„Sonderrecht für Osten unnötig“

Eckart Hien, der Präsident des Bundesverwaltungsgerichts in Leipzig, lehnt die Verlängerung oder gar die Ausweitung des Beschleunigungsgesetzes für ostdeutsche Verkehrsprojekte ab. Das Gesetz sei heute verfassungsrechtlich bedenklich

Interview CHRISTIAN RATH

taz: Herr Hien, bisher können Verkehrswege im Osten schneller gebaut werden als im Westen Deutschlands. Nun wird im Bundestag eine erneute Verlängerung dieses Sondergesetzes diskutiert. Halten Sie das für sinnvoll?

Eckart Hien: Ich halte das weder für sinnvoll noch für zulässig.

Warum? Der Aufbau Ost ist doch nicht abgeschlossen.

Das Beschleunigungsgesetz würde Ende 2004 auslaufen. Bis dahin können die letzten großen Verkehrsprojekte, etwa die Autobahnen im Süden Leipzigs, zumindest beantragt sein, was für die Anwendung des Gesetzes reicht. Ein Sonderrecht ist dann unnötig. Schon jetzt wird das Gesetz fast nur noch auf Ortsumfahrungen und andere Routineprojekte angewandt.

Tut es dem Osten nicht gut, wenn auch solche Vorhaben schneller umgesetzt werden können?

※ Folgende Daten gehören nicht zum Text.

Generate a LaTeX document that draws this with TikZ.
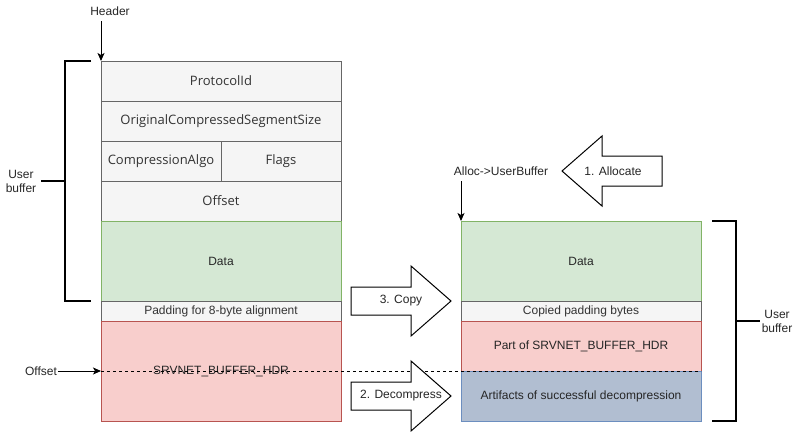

Viele Punkte des Beschleunigungsgesetzes sind in den letzten zehn Jahren bereits in das normale Planungsrecht übernommen worden. Die oft zitierten „kurzen Fristen“ bei der Planung gelten inzwischen allgemein. Vielen Befürwortern des Beschleunigungsgesetzes ist das wohl gar nicht bewusst. Dessen wesentlicher Regelungsinhalt ist heute nur noch die Verkürzung des Rechtsweges. Bei Klagen gegen Verkehrsprojekte in Ostdeutschland ist das Bundesverwaltungsgericht erste und einzige Instanz, während es in Westdeutschland zwei Instanzen gibt.

Welche Beschleunigung bringt das Gesetz für ostdeutsche Vorhaben?

Der Verzicht auf eine Gerichtsinstanz kann bei Großprojekten maximal ein bis eineinhalb Jahre Zeitgewinn bringen. Allerdings kommen in Westdeutschland nur rund fünf Prozent der Streitigkeiten überhaupt in die Revisionsinstanz, bei den übrigen 95 Prozent sind die Verfahren genau so schnell abgeschlossen wie im Osten. Außerdem kann in West und Ost bereits während des Gerichtsverfahrens gebaut werden – wenn die Richter keine einstweilige Verfügung erlassen.

Der Nutzen des Beschleunigungsgesetzes ist für den Osten also beschränkt. Warum aber halten Sie eine weitere Verlängerung sogar für unzulässig?

Bei der Planung von Straßen- und Schienenprojekten ist sehr viel Landesrecht auszulegen. Dazu sind wir als Bundesgericht gar nicht befugt. Nach 1990 war dies nur ausnahmsweise möglich, jetzt aber sind die Verwaltungsgerichte im Osten voll funktionsfähig und die Grundsatzfragen geklärt. 15 Jahre nach der Wiedervereinigung liegt im Osten keine Sondersituation mehr vor. Eine weitere Verlängerung des Beschleunigungsgesetzes halte ich deshalb für verfassungsrechtlich problematisch.

Die FDP will das Gesetz sogar auf ganz Deutschland ausweiten.

Das wäre eindeutig verfassungswidrig. In Westdeutschland gibt es gar keine Begründung für die erstinstanzliche Zuständigkeit des Bundesverwaltungsgerichts.

Dann bleibt für die neuen Länder nur die Übernahme des westdeutschen Modells?

Das wäre sinnvoll. Denn ein Oberverwaltungsgericht als erste Instanz kennt die betroffene Region und das Landesrecht besser als ein zentrales Bundesgericht. Wir könnten uns dann in der Revision ganz auf die Rechtsfragen konzentrieren.

Haben ostdeutsche Kläger in den letzten zehn Jahren Rechtsschutz zweiter Klasse erhalten?

Das glaube ich nicht. Auch wenn es am Bundesverwaltungsgericht nicht üblich ist, Tatsachen zu untersuchen und Beweise zu erheben, haben sich die zwei zuständigen Senate viel Mühe gegeben und zahlreiche Ortstermine durchgeführt.